Thanks so much, Diane!
It seems in vogue to put two sofas back-to-back to create two “spaces”. Or put two sofas flanking the fireplace, parallel to each other and perpendicular to the fireplace. Definitely move the furniture closer to the center of the room and away from the walls. And please no televisions that are visible to the naked eye. Hide the TV behind something when you are not watching it!!
Oh Laurel, If I was a blusher I’d be blushing right now. Thanks as always for including our living room! I would love to have “Marilyn’s” gorgeous living room! Frank Babb Randolph’s has always been a favorite. Miles Redd can do no wrong. I love the layouts you did. A really great post!!! XO
You always make me look good! And, yes, that’s a wonderful living room as it is!

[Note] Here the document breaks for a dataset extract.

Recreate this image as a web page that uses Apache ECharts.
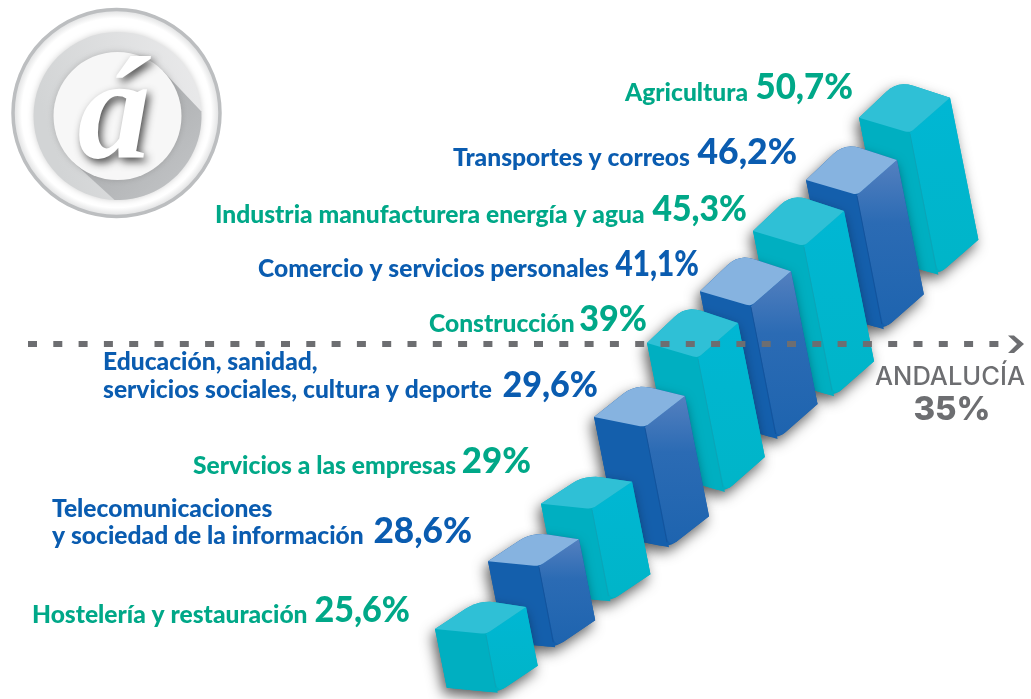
<!DOCTYPE html>
<html><head><meta charset="utf-8">
<style>html,body{margin:0;padding:0;background:#fff}#c{width:1031px;height:699px}</style>
<script src="https://cdn.jsdelivr.net/npm/echarts@6/dist/echarts.min.js"></script>
</head><body><div id="c"></div>
<script>
// Data
const categories = ['Hostelería y restauración','Telecomunicaciones\ny sociedad de la información','Servicios a las empresas','Educación, sanidad,\nservicios sociales, cultura y deporte','Construcción','Comercio y servicios personales','Industria manufacturera energía y agua','Transportes y correos','Agricultura'];
const valueLabels = ['25,6%','28,6%','29%','29,6%','39%','41,1%','45,3%','46,2%','50,7%'];
// The infographic is not drawn to scale: levels are read off the picture on its own hidden 0-100 axis.
const barTopLevels = [9.3,19.0,27.2,38.9,48.8,56.2,64.8,72.1,81.0];
const barBaseLevels = [0.9,7.4,14.0,21.7,29.6,37.2,43.3,52.9,60.7];
const referenceName = 'ANDALUCÍA';
const referenceValue = '35%';
const referenceLevel = 50.8;

// Layout and style
const GREEN='#00a888', BLUE='#0a5cb0', GREY='#6d6e71';
const FACES=[
 {top:'#2fc0d6',left:'#00afc1',r0:'#00b7d4',r1:'#00b5c8',mid:'#00b6cf',edge:'#0f9fb3'},
 {top:'#86b3e0',left:'#145fac',r0:'#5480bf',r1:'#1e64af',mid:'#2b6bb4',edge:'#124f96'}];
const labelLayout=[
 {x:32,ys:[615],nx:410,ny:611,sx:0.96},
 {x:52,ys:[509,536],nx:472,ny:532,sx:0.99},
 {x:193,ys:[466],nx:531,ny:462,sx:0.98},
 {x:103,ys:[362,390],nx:598,ny:386,sx:0.96},
 {x:429,ys:[324],nx:647,ny:320,sx:0.96},
 {x:258,ys:[269],nx:699,ny:265,sx:0.84},
 {x:215,ys:[215],nx:747,ny:210,sx:0.95},
 {x:453,ys:[158],nx:797,ny:153},
 {x:625,ys:[93],nx:853,ny:88,sx:0.98}];
const NAME_FONT='900 24.6px Lato, sans-serif', NUM_FONT='900 35.5px Lato, sans-serif';

function rounded(pts){
  const out=[],n=pts.length;
  for(let i=0;i<n;i++){
    const p=pts[i],a=pts[(i+n-1)%n],b=pts[(i+1)%n],r=p[2]||0;
    if(!r){out.push([p[0],p[1]]);continue;}
    const la=Math.hypot(a[0]-p[0],a[1]-p[1]),lb=Math.hypot(b[0]-p[0],b[1]-p[1]);
    const s=[p[0]+(a[0]-p[0])*r/la,p[1]+(a[1]-p[1])*r/la],e=[p[0]+(b[0]-p[0])*r/lb,p[1]+(b[1]-p[1])*r/lb];
    for(let k=0;k<=6;k++){const t=k/6,u=1-t;out.push([u*u*s[0]+2*u*t*p[0]+t*t*e[0],u*u*s[1]+2*u*t*p[1]+t*t*e[1]]);}
  }
  return out;
}
function renderBar(params,api){
  const i=api.value(0),top=api.coord([i,api.value(1)]),base=api.coord([i,api.value(2)]);
  const h=base[1]-top[1],lean=0.2*h,t=Math.max(0,Math.min(1,(i-2)/2));
  const F=[top[0]+5.5,top[1]];
  const L=[F[0]-51,F[1]-(5+10*t)],R=[F[0]+40,F[1]-(27+8*t)],B=[F[0]-7-5*t,F[1]-(34+18*t)];
  const dn=p=>[p[0]+lean,p[1]+h];
  const Fb=dn(F),Lb=dn(L),Rb=dn(R);
  const c=FACES[i%2],z=(8-i)*10+10;
  const poly=(pts,fill,k,extra)=>({type:'polygon',z2:z+k,shape:{points:rounded(pts)},style:Object.assign({fill:fill},extra||{})});
  const base2=[Fb[0],Fb[1],10];
  return {type:'group',children:[
    poly([L,[B[0],B[1],16],R,Rb,base2,Lb],c.left,0,{shadowBlur:13,shadowColor:'rgba(0,0,0,0.62)',shadowOffsetX:-3,shadowOffsetY:6}),
    poly([L,F,Fb,Lb],c.left,1),
    poly([F,R,Rb,base2],{type:'linear',x:0,y:0,x2:0,y2:1,colorStops:[{offset:0,color:c.r0},{offset:0.38,color:c.mid},{offset:1,color:c.r1}]},2),
    poly([L,[B[0],B[1],16],R,[F[0],F[1],5]],c.top,3),
    {type:'line',z2:z+4,shape:{x1:F[0],y1:F[1]+1,x2:Fb[0]-2,y2:Fb[1]-5},style:{stroke:c.edge,lineWidth:1,opacity:0.7}}
  ]};
}
function renderRef(params,api){
  const y=api.coord([0,api.value(0)])[1];
  return {type:'group',children:[
    {type:'line',shape:{x1:28,y1:y,x2:1003,y2:y},style:{stroke:GREY,lineWidth:6,lineDash:[9,16.3]}},
    {type:'polygon',shape:{points:[[1008,y-8.5],[1014,y-8.5],[1024,y],[1014,y+9],[1008,y+9],[1017,y]]},style:{fill:GREY}}
  ]};
}

// Logo
const LC=[117.5,116];
function arc(cx,cy,r,a0,a1,n){const o=[];for(let k=0;k<=n;k++){const a=(a0+(a1-a0)*k/n)*Math.PI/180;o.push([cx+r*Math.cos(a),cy+r*Math.sin(a)]);}return o;}
const logo=[
 {type:'circle',shape:{cx:116.5,cy:113,r:103.5},style:{fill:{type:'radial',x:0.5,y:0.5,r:0.5,colorStops:[{offset:0,color:'#fff'},{offset:0.9,color:'#fff'},{offset:1,color:'#d6d7d8'}]},stroke:'#bcbec0',lineWidth:3.5}},
 {type:'circle',shape:{cx:LC[0],cy:LC[1],r:84},style:{fill:{type:'linear',x:0,y:0.3,x2:1,y2:0,colorStops:[{offset:0,color:'#d2d4d5'},{offset:1,color:'#ebebec'}]},shadowBlur:6,shadowColor:'rgba(120,120,120,0.35)'}},
 {type:'polygon',shape:{points:[[LC[0]+45.3,LC[1]-45.3]].concat(arc(LC[0],LC[1],84,-3,92,24),[[LC[0]-45.3,LC[1]+45.3]])},style:{fill:{type:'linear',x:0,y:0,x2:1,y2:1,colorStops:[{offset:0,color:'#9c9ea0'},{offset:1,color:'#c6c8ca'}]}}},
 {type:'circle',shape:{cx:LC[0],cy:LC[1],r:64},style:{fill:'#f7f7f7',shadowBlur:6,shadowColor:'rgba(120,120,120,0.4)'}},
 {type:'text',x:114,y:120,style:{text:'á',font:'italic 700 146px "Liberation Serif", serif',fill:'#fff',align:'center',verticalAlign:'middle',textShadowBlur:8,textShadowColor:'rgba(0,0,0,0.7)',textShadowOffsetX:3,textShadowOffsetY:4}}
];
// Labels
const texts=[];
categories.forEach((name,i)=>{
  const l=labelLayout[i],col=i%2?BLUE:GREEN;
  name.split('\n').forEach((line,k)=>texts.push({type:'text',x:l.x,y:l.ys[k],style:{text:line,font:NAME_FONT,fill:col,align:'left',verticalAlign:'middle'}}));
  texts.push({type:'text',x:l.nx,y:l.ny,scaleX:l.sx||1,style:{text:valueLabels[i],font:NUM_FONT,fill:col,align:'right',verticalAlign:'middle'}});
});
texts.push({type:'text',x:950,y:377,style:{text:referenceName,font:'500 25.5px Inter, sans-serif',fill:GREY,align:'center',verticalAlign:'middle'}});
texts.push({type:'text',x:952,y:410,style:{text:referenceValue,font:'800 33px Inter, sans-serif',fill:GREY,align:'center',verticalAlign:'middle'}});

const chart=echarts.init(document.getElementById('c'),null,{renderer:'canvas'});
chart.setOption({
  animation:false,
  grid:{left:454,width:477,top:0,height:699},
  xAxis:{type:'category',data:categories,show:false},
  yAxis:{type:'value',min:0,max:100,show:false},
  graphic:logo.concat(texts),
  series:[
   {type:'custom',renderItem:renderBar,clip:false,data:categories.map((c,i)=>[i,barTopLevels[i],barBaseLevels[i]]),encode:{x:0,y:1}},
   {type:'custom',z:5,renderItem:renderRef,clip:false,data:[[referenceLevel]],encode:{y:0}}
  ]
});
</script></body></html>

My home was built in 1984 in Oklahoma when dark stained trim was all the rage. I still have it in my main living and dining area however I’ve had all the bedroom and bathroom trims painted white. I guess you’re saying that’s. A no no. I can’t paint the trim in the public areas because of the of custom oak baseboards which match the wood floors in these rooms. Wish I could though
You can paint all of the wood trim if you like including the baseboards. And, it is not always bad to have wood trim. However, I feel in this home it doesn’t make sense.
As usual, fabulous post on real-life topics! I am currently wrestling with an open concept living room, I’m so happy to see some practical insight from a pro. I love reading decorating dilemmas like this, they’ve helped solve a few of my own. Thank you for your insight and practical approach!
Loved this post, so practical and helpful! Thanks Laurel
My favourite is plan#2. It creates a long view towards the fireplace and somehow the seating areas still seem connected. I’m not sure how comfortable I’d feel sitting on the sofas facing the entry in plan 1&2. Walmart greeter perhaps, lol.
This is a great post! Full of so much useful practical information and beautiful inspiration! Thank you!
I do not think I have seen a better design post . . . at any time or by anyone . . . ever. You are absolutely, brilliant!
Thank you so much Lily! I so appreciate your kind words!